Una crónica seria y objetiva de la dinastía de los Borbones en España recogería una historia trufada de corrupción, de felonías, de inmoralidad y de ultrajes a los pueblos y a la ciudadanía sobre los que reinaron. Basta comprobar como acabaron la mayoría de ellos, a pesar de que gozaron de tortuosos mecanismos de inmunidad, de impunidad y de ocultación de sus actividades ominosas. Todos fuimos testigos de cómo este mecanismo operó durante tanto tiempo sobre las actividades de un Rey que, a pesar de todo su deleznable currículum, se le reconoce oficialmente como “emérito” pero, que también, acaba como está acabando.
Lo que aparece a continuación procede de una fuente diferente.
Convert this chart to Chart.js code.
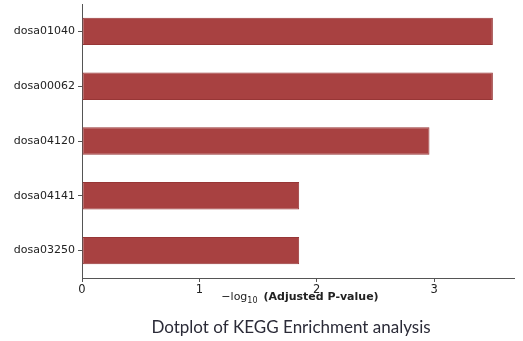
<!DOCTYPE html>
<html>
<head>
<meta charset="utf-8">
<script src="https://cdn.jsdelivr.net/npm/chart.js@4"></script>
<style>
  html, body { margin: 0; padding: 0; background: #fff; }
  #wrap { width: 523px; height: 341px; }
</style>
</head>
<body>
<div id="wrap"><canvas id="myChart" width="523" height="341"></canvas></div>
<script>
// KEGG pathways and their -log10 adjusted p-values
const pathways = ["dosa01040", "dosa00062", "dosa04120", "dosa04141", "dosa03250"];
const negLogPadj = [3.50, 3.50, 2.96, 1.85, 1.85];
const xTicks = [0, 1, 2, 3];

const axisColor = "#555";
const textColor = "#222";

// draws the mixed-style x label and the caption under the chart
const bottomText = {
  id: "bottomText",
  afterDraw(chart) {
    const c = chart.ctx;
    const xs = chart.scales.x;
    c.save();
    c.fillStyle = textColor;
    c.textBaseline = "alphabetic";
    c.textAlign = "left";
    const y = xs.bottom - 41;
    const pre = "\u2212log";
    const sub = "10";
    const bold = "(Adjusted P-value)";
    c.font = "11px 'DejaVu Sans'";
    const w1 = c.measureText(pre).width;
    c.font = "8px 'DejaVu Sans'";
    const w2 = c.measureText(sub).width;
    c.font = "bold 11px 'DejaVu Sans'";
    const w3 = c.measureText(bold).width;
    const gap = 6;
    const total = w1 + w2 + gap + w3;
    let x = (xs.left + xs.right) / 2 - total / 2 + 2;
    c.font = "11px 'DejaVu Sans'";
    c.fillText(pre, x, y);
    x += w1;
    c.font = "8px 'DejaVu Sans'";
    c.fillText(sub, x, y + 3);
    x += w2 + gap;
    c.font = "bold 11px 'DejaVu Sans'";
    c.fillText(bold, x, y);

    c.font = "17px Lato";
    c.fillStyle = "#2b2b38";
    c.textAlign = "center";
    c.fillText("Dotplot of KEGG Enrichment analysis", 291, 333);
    c.restore();
  }
};

const ctx = document.getElementById("myChart");
new Chart(ctx, {
  type: "bar",
  data: {
    labels: pathways,
    datasets: [
      {
        label: "-log10 (Adjusted P-value)",
        data: negLogPadj,
        backgroundColor: "#a84141",
        borderColor: "#973636",
        borderWidth: 1,
        borderSkipped: false,
        categoryPercentage: 1,
        barPercentage: 0.5,
      },
    ],
  },
  options: {
    indexAxis: "y",
    responsive: false,
    animation: false,
    devicePixelRatio: 1,
    layout: { padding: { top: 4, right: 9, left: 0, bottom: 0 } },
    plugins: {
      legend: { display: false },
      tooltip: { enabled: false },
    },
    scales: {
      x: {
        min: 0,
        max: 3.68,
        afterBuildTicks: (scale) => {
          scale.ticks = xTicks.map((v) => ({ value: v }));
        },
        afterFit: (scale) => {
          scale.height = 63;
          scale.paddingRight = 0;
        },
        grid: {
          drawOnChartArea: false,
          drawTicks: true,
          tickLength: 4,
          color: axisColor,
        },
        border: { color: axisColor, width: 1 },
        ticks: {
          color: textColor,
          font: { family: "DejaVu Sans", size: 11.5 },
          padding: 1,
          maxRotation: 0,
        },
      },
      y: {
        afterFit: (scale) => {
          scale.width = 82;
          scale.paddingTop = 0;
          scale.paddingBottom = 0;
        },
        grid: {
          offset: false,
          drawOnChartArea: false,
          drawTicks: true,
          tickLength: 4,
          color: axisColor,
        },
        border: { color: axisColor, width: 1 },
        ticks: {
          color: textColor,
          font: { family: "DejaVu Sans", size: 11 },
          padding: 3,
        },
      },
    },
  },
  plugins: [bottomText],
});
</script>
</body>
</html>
Obligada que fue la abdicación de D. Juan Carlos, el cordón de inmunidad y ocultación, acompañado de la lisonja, la adulación, el jabón y el incienso, se trasladó automáticamente a su sucesor, D. Felipe VI. Basta ver el esfuerzo realizado para hacernos tragar que este Borbón es otra cosa: el bueno y el “preparao”. Todo ello a pesar de lo intragable que resulta que el hijo desconociera  por completo las innobles y depravadas actividades de su padre durante tantos años. A partir de aquí, el mismo manto de la ocultación que tapaba al Rey impuesto, cubrirá sin duda, las actividades “problemáticas” del “rey puesto”.

Durante la revolución francesa se acuñó en Francia un afortunado término que no sé si recoge algún diccionario, pero que sí fue popular aquellos turbulentos y a la vez fructíferos tiempos. Se trata de la palabra “débourbonnnailler”, que se podría traducir al español como “desborbonear”, es decir, acabar con los Borbones, lo que hoy y aquí vendría a ser liquidar la monarquía.

Emprender y ultimar el proceso democrático de liquidación de la monarquía otorgada por Franco, que dejó todo “atado y bien atado”, es  nuestro  ya perentorio “desborbonear”. Yo lo veo como un paso democrático imprescindible, pero también como una necesaria operación de “sanidad pública” y de dignidad colectiva. Habrá que desborbonear, pues, que ya toca.